## EXERCISE DESCRIPTION
Give back each entry unchanged, minus pictures.

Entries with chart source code
[Begin]
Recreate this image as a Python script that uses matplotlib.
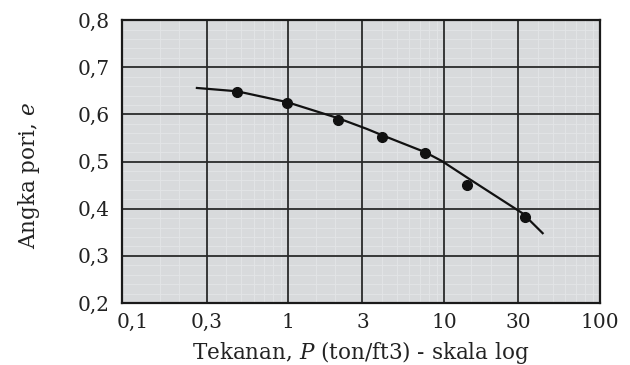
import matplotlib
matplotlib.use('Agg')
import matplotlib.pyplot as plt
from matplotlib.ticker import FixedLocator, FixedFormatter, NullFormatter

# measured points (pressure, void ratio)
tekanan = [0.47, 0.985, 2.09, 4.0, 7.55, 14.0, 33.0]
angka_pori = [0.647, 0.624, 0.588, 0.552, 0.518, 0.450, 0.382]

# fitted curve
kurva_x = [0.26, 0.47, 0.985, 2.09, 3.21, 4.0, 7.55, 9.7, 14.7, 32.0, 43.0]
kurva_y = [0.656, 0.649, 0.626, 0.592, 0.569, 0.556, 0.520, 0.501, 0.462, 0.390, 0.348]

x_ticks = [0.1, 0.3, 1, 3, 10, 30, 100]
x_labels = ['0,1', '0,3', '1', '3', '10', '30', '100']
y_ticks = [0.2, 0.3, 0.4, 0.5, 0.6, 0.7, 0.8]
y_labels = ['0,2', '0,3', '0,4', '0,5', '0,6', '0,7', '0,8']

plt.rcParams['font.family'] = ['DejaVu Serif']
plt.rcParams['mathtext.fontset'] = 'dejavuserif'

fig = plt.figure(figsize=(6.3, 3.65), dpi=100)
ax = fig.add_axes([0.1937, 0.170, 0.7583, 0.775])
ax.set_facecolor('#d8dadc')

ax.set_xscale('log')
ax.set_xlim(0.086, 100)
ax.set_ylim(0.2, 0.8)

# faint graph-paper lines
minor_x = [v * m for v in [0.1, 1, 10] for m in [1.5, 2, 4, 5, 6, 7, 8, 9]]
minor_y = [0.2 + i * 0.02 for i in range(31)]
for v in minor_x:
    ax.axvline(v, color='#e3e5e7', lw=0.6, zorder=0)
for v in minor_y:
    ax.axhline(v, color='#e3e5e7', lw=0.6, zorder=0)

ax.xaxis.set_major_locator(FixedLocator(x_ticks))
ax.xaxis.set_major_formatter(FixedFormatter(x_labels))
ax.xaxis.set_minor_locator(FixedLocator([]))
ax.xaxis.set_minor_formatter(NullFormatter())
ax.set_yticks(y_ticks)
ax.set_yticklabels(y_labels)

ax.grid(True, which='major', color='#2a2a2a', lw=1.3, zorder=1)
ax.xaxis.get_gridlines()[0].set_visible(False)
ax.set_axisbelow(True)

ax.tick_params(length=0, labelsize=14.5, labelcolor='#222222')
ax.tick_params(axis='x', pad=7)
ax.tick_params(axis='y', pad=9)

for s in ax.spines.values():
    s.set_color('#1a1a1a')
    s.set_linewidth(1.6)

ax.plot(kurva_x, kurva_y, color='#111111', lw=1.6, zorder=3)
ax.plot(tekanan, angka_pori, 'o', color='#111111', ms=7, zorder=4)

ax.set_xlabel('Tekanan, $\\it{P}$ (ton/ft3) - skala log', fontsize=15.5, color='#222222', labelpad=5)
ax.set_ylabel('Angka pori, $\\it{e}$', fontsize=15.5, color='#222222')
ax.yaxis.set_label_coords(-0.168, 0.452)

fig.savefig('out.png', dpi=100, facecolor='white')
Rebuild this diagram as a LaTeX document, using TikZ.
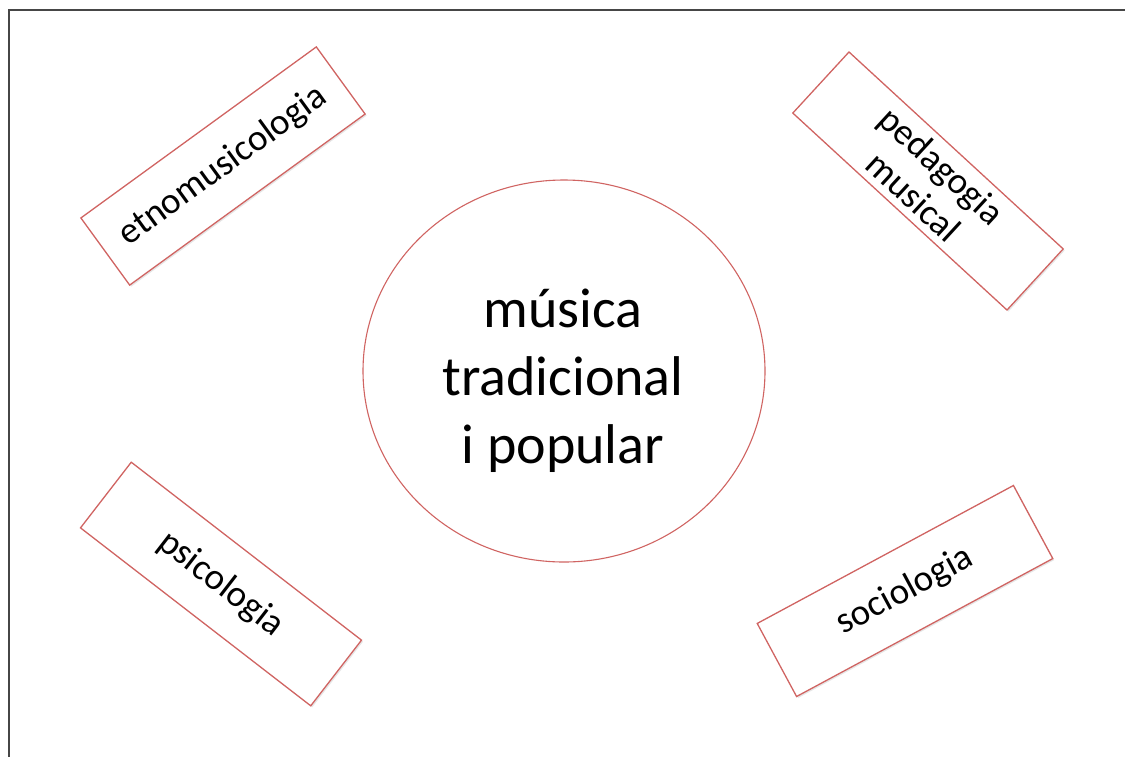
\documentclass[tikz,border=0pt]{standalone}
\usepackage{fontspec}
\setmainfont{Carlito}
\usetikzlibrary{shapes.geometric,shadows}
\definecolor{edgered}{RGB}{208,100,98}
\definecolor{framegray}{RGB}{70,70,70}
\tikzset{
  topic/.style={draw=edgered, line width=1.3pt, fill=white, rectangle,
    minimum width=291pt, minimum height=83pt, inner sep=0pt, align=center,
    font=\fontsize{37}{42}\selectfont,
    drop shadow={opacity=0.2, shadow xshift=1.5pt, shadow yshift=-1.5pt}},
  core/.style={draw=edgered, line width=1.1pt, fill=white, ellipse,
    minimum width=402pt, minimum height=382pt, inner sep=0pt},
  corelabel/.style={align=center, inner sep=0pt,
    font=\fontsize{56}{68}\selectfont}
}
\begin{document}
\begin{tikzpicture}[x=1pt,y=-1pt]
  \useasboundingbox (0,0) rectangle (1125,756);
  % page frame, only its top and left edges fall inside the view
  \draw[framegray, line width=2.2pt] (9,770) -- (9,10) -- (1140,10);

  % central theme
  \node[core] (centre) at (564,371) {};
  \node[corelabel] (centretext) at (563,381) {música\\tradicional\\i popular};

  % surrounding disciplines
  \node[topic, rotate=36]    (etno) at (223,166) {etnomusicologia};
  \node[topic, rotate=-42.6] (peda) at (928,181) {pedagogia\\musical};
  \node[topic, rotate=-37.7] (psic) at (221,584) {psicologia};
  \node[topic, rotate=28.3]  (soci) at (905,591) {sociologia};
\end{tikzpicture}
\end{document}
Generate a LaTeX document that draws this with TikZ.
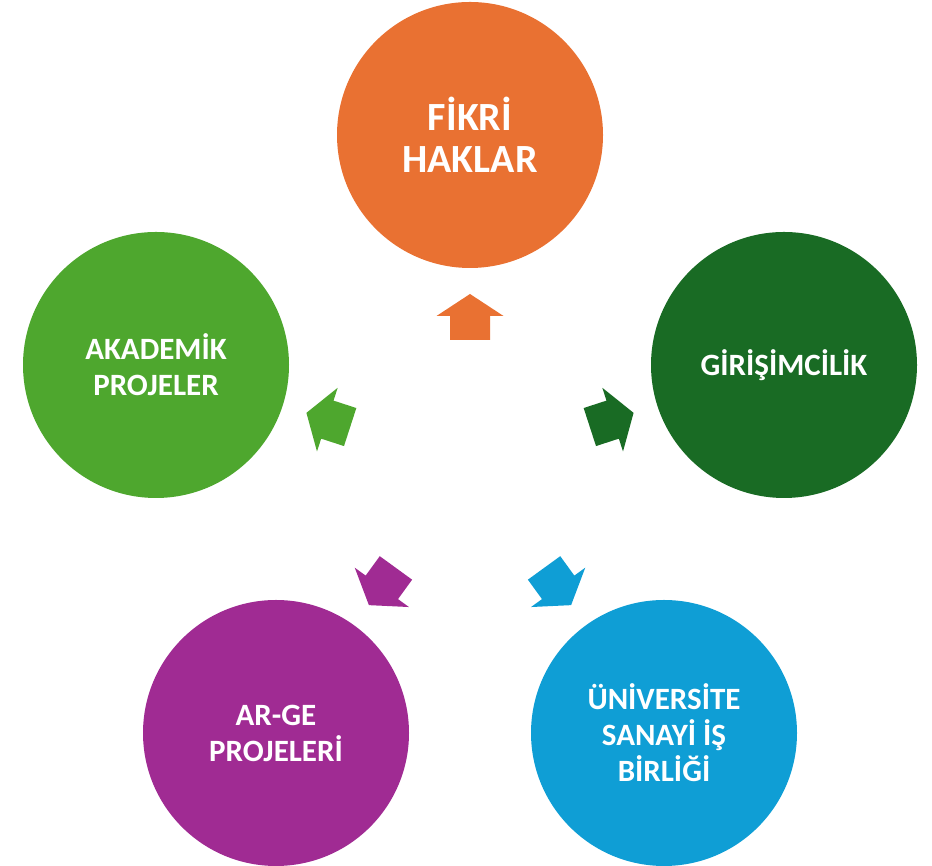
[End]
## FULL RESPONSE
Recreate this image as a Python script that uses matplotlib.
import matplotlib
matplotlib.use('Agg')
import matplotlib.pyplot as plt
from matplotlib.ticker import FixedLocator, FixedFormatter, NullFormatter

# measured points (pressure, void ratio)
tekanan = [0.47, 0.985, 2.09, 4.0, 7.55, 14.0, 33.0]
angka_pori = [0.647, 0.624, 0.588, 0.552, 0.518, 0.450, 0.382]

# fitted curve
kurva_x = [0.26, 0.47, 0.985, 2.09, 3.21, 4.0, 7.55, 9.7, 14.7, 32.0, 43.0]
kurva_y = [0.656, 0.649, 0.626, 0.592, 0.569, 0.556, 0.520, 0.501, 0.462, 0.390, 0.348]

x_ticks = [0.1, 0.3, 1, 3, 10, 30, 100]
x_labels = ['0,1', '0,3', '1', '3', '10', '30', '100']
y_ticks = [0.2, 0.3, 0.4, 0.5, 0.6, 0.7, 0.8]
y_labels = ['0,2', '0,3', '0,4', '0,5', '0,6', '0,7', '0,8']

plt.rcParams['font.family'] = ['DejaVu Serif']
plt.rcParams['mathtext.fontset'] = 'dejavuserif'

fig = plt.figure(figsize=(6.3, 3.65), dpi=100)
ax = fig.add_axes([0.1937, 0.170, 0.7583, 0.775])
ax.set_facecolor('#d8dadc')

ax.set_xscale('log')
ax.set_xlim(0.086, 100)
ax.set_ylim(0.2, 0.8)

# faint graph-paper lines
minor_x = [v * m for v in [0.1, 1, 10] for m in [1.5, 2, 4, 5, 6, 7, 8, 9]]
minor_y = [0.2 + i * 0.02 for i in range(31)]
for v in minor_x:
    ax.axvline(v, color='#e3e5e7', lw=0.6, zorder=0)
for v in minor_y:
    ax.axhline(v, color='#e3e5e7', lw=0.6, zorder=0)

ax.xaxis.set_major_locator(FixedLocator(x_ticks))
ax.xaxis.set_major_formatter(FixedFormatter(x_labels))
ax.xaxis.set_minor_locator(FixedLocator([]))
ax.xaxis.set_minor_formatter(NullFormatter())
ax.set_yticks(y_ticks)
ax.set_yticklabels(y_labels)

ax.grid(True, which='major', color='#2a2a2a', lw=1.3, zorder=1)
ax.xaxis.get_gridlines()[0].set_visible(False)
ax.set_axisbelow(True)

ax.tick_params(length=0, labelsize=14.5, labelcolor='#222222')
ax.tick_params(axis='x', pad=7)
ax.tick_params(axis='y', pad=9)

for s in ax.spines.values():
    s.set_color('#1a1a1a')
    s.set_linewidth(1.6)

ax.plot(kurva_x, kurva_y, color='#111111', lw=1.6, zorder=3)
ax.plot(tekanan, angka_pori, 'o', color='#111111', ms=7, zorder=4)

ax.set_xlabel('Tekanan, $\\it{P}$ (ton/ft3) - skala log', fontsize=15.5, color='#222222', labelpad=5)
ax.set_ylabel('Angka pori, $\\it{e}$', fontsize=15.5, color='#222222')
ax.yaxis.set_label_coords(-0.168, 0.452)

fig.savefig('out.png', dpi=100, facecolor='white')
Rebuild this diagram as a LaTeX document, using TikZ.
\documentclass[tikz,border=0pt]{standalone}
\usepackage{fontspec}
\setmainfont{Carlito}
\usetikzlibrary{shapes.geometric,shadows}
\definecolor{edgered}{RGB}{208,100,98}
\definecolor{framegray}{RGB}{70,70,70}
\tikzset{
  topic/.style={draw=edgered, line width=1.3pt, fill=white, rectangle,
    minimum width=291pt, minimum height=83pt, inner sep=0pt, align=center,
    font=\fontsize{37}{42}\selectfont,
    drop shadow={opacity=0.2, shadow xshift=1.5pt, shadow yshift=-1.5pt}},
  core/.style={draw=edgered, line width=1.1pt, fill=white, ellipse,
    minimum width=402pt, minimum height=382pt, inner sep=0pt},
  corelabel/.style={align=center, inner sep=0pt,
    font=\fontsize{56}{68}\selectfont}
}
\begin{document}
\begin{tikzpicture}[x=1pt,y=-1pt]
  \useasboundingbox (0,0) rectangle (1125,756);
  % page frame, only its top and left edges fall inside the view
  \draw[framegray, line width=2.2pt] (9,770) -- (9,10) -- (1140,10);

  % central theme
  \node[core] (centre) at (564,371) {};
  \node[corelabel] (centretext) at (563,381) {música\\tradicional\\i popular};

  % surrounding disciplines
  \node[topic, rotate=36]    (etno) at (223,166) {etnomusicologia};
  \node[topic, rotate=-42.6] (peda) at (928,181) {pedagogia\\musical};
  \node[topic, rotate=-37.7] (psic) at (221,584) {psicologia};
  \node[topic, rotate=28.3]  (soci) at (905,591) {sociologia};
\end{tikzpicture}
\end{document}
Generate a LaTeX document that draws this with TikZ.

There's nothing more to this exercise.